Bowl of Nails
A look of disgust crossed his face, when he saw what he had been eating the entire time
Loris was ten. And he couldn’t stop biting his nails.
Bitter nail polish, reminders, rewards and the other standard approaches hadn’t helped.
With his eyes closed, I asked him to describe his nail biting as if it were a person or character standing in front of him.
This is a technique I use regularly with habits and addictions. Giving them a face, a personality, and a presence. It’s much harder to keep doing something when you’ve decided you don’t actually like the person/character asking you to do it.
He described his nailbiting as a nervous little character.
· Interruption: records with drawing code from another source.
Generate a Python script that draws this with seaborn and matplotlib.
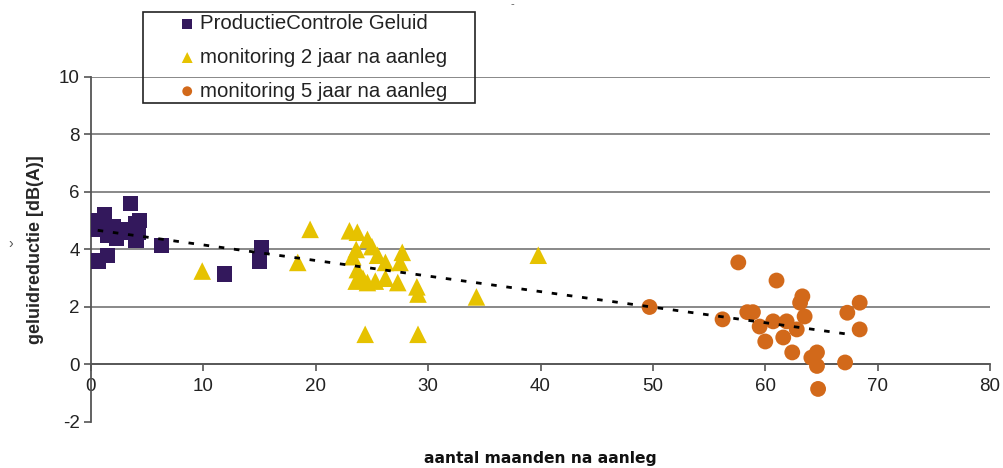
import numpy as np
import pandas as pd
import seaborn as sns
import matplotlib
matplotlib.use("Agg")
import matplotlib.pyplot as plt
from matplotlib.patches import Rectangle

# data
pc_x = [0.3, 0.5, 0.7, 1.0, 1.2, 1.5, 1.5, 2.0, 2.3, 2.8, 3.0, 3.5, 4.0, 4.0, 4.2, 4.3, 6.3, 11.9, 15.0, 15.2]
pc_y = [5.0, 4.7, 3.6, 4.9, 5.2, 3.8, 4.5, 4.8, 4.4, 4.7, 4.6, 5.6, 4.3, 4.9, 4.6, 5.0, 4.15, 3.15, 3.6, 4.07]

m2_x = [9.9, 18.4, 19.5, 23.0, 23.7, 24.6, 25.0, 23.6, 23.3, 25.5, 26.2, 27.7, 27.5,
        23.7, 23.6, 24.2, 24.6, 25.3, 26.2, 27.3, 29.0, 29.1, 24.4, 29.1, 34.3, 39.8]
m2_y = [3.25, 3.55, 4.7, 4.65, 4.6, 4.35, 4.1, 4.0, 3.75, 3.8, 3.55, 3.9, 3.55,
        3.3, 2.9, 3.0, 2.85, 2.9, 3.0, 2.85, 2.7, 2.45, 1.05, 1.05, 2.35, 3.8]

m5_x = [49.7, 56.2, 57.6, 58.4, 58.9, 59.5, 60.0, 60.7, 61.0, 61.6, 61.9, 62.4,
        62.8, 63.1, 63.3, 63.5, 64.1, 64.6, 64.6, 64.7, 67.1, 67.3, 68.4, 68.4]
m5_y = [2.0, 1.57, 3.55, 1.82, 1.82, 1.32, 0.8, 1.5, 2.92, 0.94, 1.5, 0.42,
        1.22, 2.15, 2.37, 1.67, 0.24, 0.42, -0.05, -0.85, 0.07, 1.8, 2.15, 1.22]

labels = ["ProductieControle Geluid", "monitoring 2 jaar na aanleg", "monitoring 5 jaar na aanleg"]
colors = ["#33185c", "#e6c200", "#d2691a"]
markers = ["s", "^", "o"]
sizes = [120, 160, 130]

df = pd.concat([
    pd.DataFrame({"x": pc_x, "y": pc_y, "groep": labels[0]}),
    pd.DataFrame({"x": m2_x, "y": m2_y, "groep": labels[1]}),
    pd.DataFrame({"x": m5_x, "y": m5_y, "groep": labels[2]}),
])

sns.set_style("white")
plt.rcParams["font.family"] = ["Liberation Sans", "DejaVu Sans"]
plt.rcParams["axes.unicode_minus"] = False

fig = plt.figure(figsize=(10.04, 4.68), dpi=100)
ax = fig.add_axes([0.0906, 0.0983, 0.8955, 0.7372])

for lab, c, m, s in zip(labels, colors, markers, sizes):
    sub = df[df["groep"] == lab]
    sns.scatterplot(data=sub, x="x", y="y", ax=ax, color=c, marker=m, s=s,
                    edgecolor="none", label=lab, zorder=3)

# linear trendline over all points
k, b = np.polyfit(df["x"], df["y"], 1)
tx = np.array([0.6, 67.3])
ax.plot(tx, k * tx + b, color="black", linestyle=(0, (2, 3.5)), linewidth=2, zorder=4)

ax.set_xlim(0, 80)
ax.set_ylim(-2, 10)
ax.set_xticks(range(0, 81, 10))
ax.set_yticks(range(-2, 11, 2))

ax.grid(axis="y", color="#7f7f7f", linewidth=1.3)
ax.get_ygridlines()[0].set_visible(False)
ax.grid(axis="x", visible=False)

for side in ["top", "right"]:
    ax.spines[side].set_visible(False)
ax.spines["bottom"].set_position(("data", 0))
ax.spines["bottom"].set_color("#555555")
ax.spines["left"].set_color("#555555")
ax.spines["bottom"].set_linewidth(1.3)
ax.spines["left"].set_linewidth(1.3)
ax.spines["bottom"].set_zorder(2)

ax.tick_params(axis="both", direction="out", length=5, width=1.2, color="#555555",
               labelsize=13.5, labelcolor="#222222", left=True, bottom=True)
ax.tick_params(axis="y", pad=3)
ax.tick_params(axis="x", pad=5)

ax.set_xlabel("")
ax.set_ylabel("geluidreductie [dB(A)]", fontsize=13, fontweight="bold", labelpad=11)
fig.text(0.538, 0.004, "aantal maanden na aanleg", fontsize=11.2, fontweight="bold",
         family="DejaVu Sans", ha="center", va="bottom", color="#111111")

fig.text(0.008, 0.47, "\u203a", fontsize=10, color="#555555")
fig.text(0.508, 0.985, "-", fontsize=8, color="#555555")

# legend without its own frame, boxed by a separate rectangle like the original
leg = ax.legend(loc="upper left", bbox_to_anchor=(0.0957, 1.182), frameon=False,
                fontsize=14.7, markerscale=0.62, handletextpad=0.15, handlelength=1.0,
                borderpad=0, labelspacing=0.72, borderaxespad=0)
for t in leg.get_texts():
    t.set_color("#222222")
fig.patches.append(Rectangle((143 / 1004, 1 - 103 / 468), 332 / 1004, 91 / 468,
                             transform=fig.transFigure, fill=False,
                             edgecolor="#222222", linewidth=1.2))

fig.savefig("out.png", dpi=100)
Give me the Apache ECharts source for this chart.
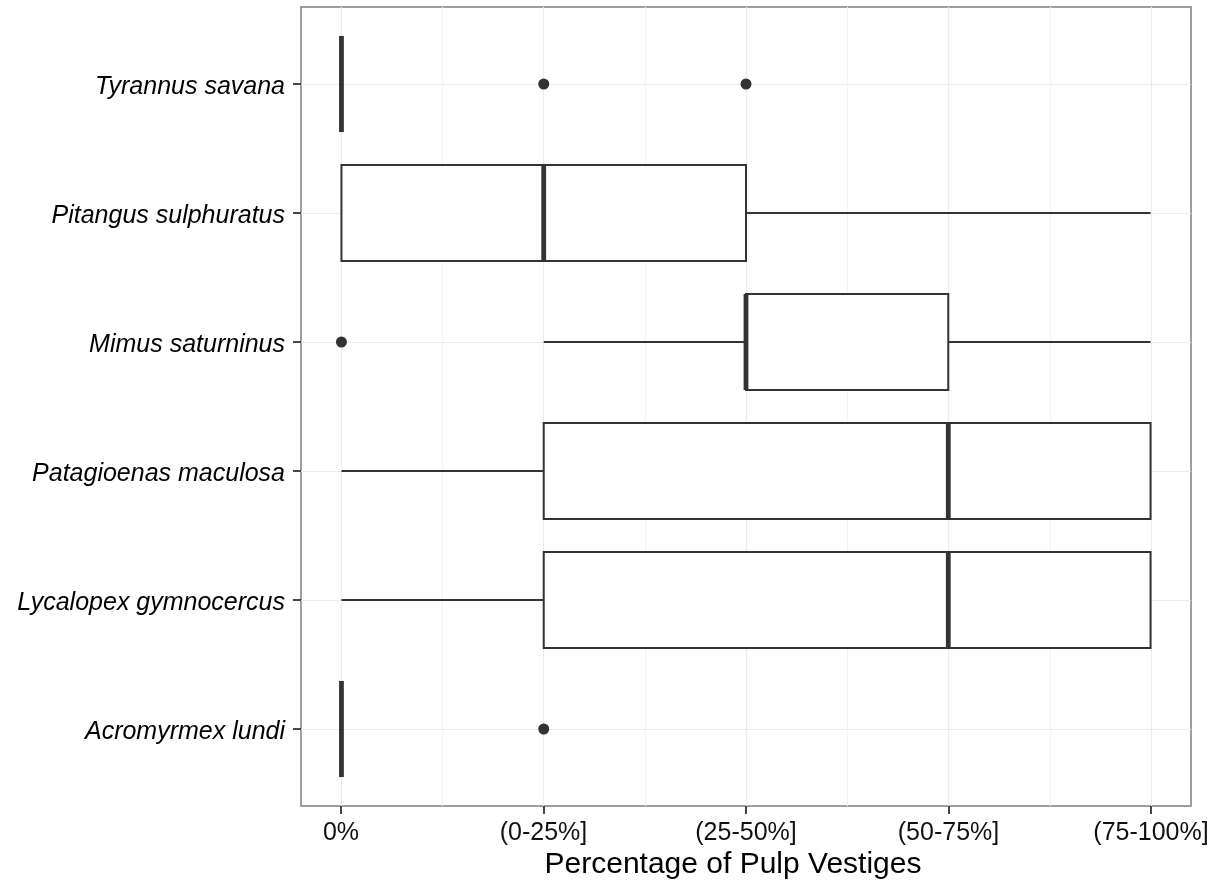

Small body, oversized head. Fidgety.
We then had a lengthy interaction with his personified nailbiting.
Is this someone likeable?
Someone you would want as a friend?
Someone who has your best interest at heart?
Loris didn’t think so.
Next we focused on the nasty part of nailbiting.
(From experience, I know how tenacious nail biting can be, and that sometimes the only way to stop it is by helping the child develop an aversion to it. This may seem unconventional, but it works — shifting from comfort to disgust.)
I asked him if he likes eating hair. He did not. In fact he said the thought of eating hair made him feel sick. He then learned that both hair and fingernails are built by the body from the same material.
He sat with that for a moment.
Then, we calculated, how many nails he had already eaten and swallowed in the last few years.
He visualized an entire bowl full of nails. Filled right to the top.
Loris started to look disgusted.
But I aimed for more.
I asked him to take some of those fingernails from the bowl and place them under a powerful microscope. To inspect all the creepy-crawly things that live underneath the nails.
This is the part where I let kids get creative. And I gladly help them out a bit with my own graphic ideas of what all that dirt and all those bacteria look like. Sometimes with sound effects for good measure.

At this point, he wasn’t just disgusted. Loris said he was starting to feel sick.
Perfect. This was exactly the shift we were aiming for. I asked him to lift his arm in real life and place any finger into his mouth — just as he did every day. The thought alone disgusted him so much that he refused. The image of the bowl of nails and the glimpse into the microscope had completely put him off.
“Are you sure you don’t want a small nibble?” I asked. “Nope,” he replied.
Having a child vividly visualize the true face of nail biting — and what they are putting into their body — is a powerful form of persuasion.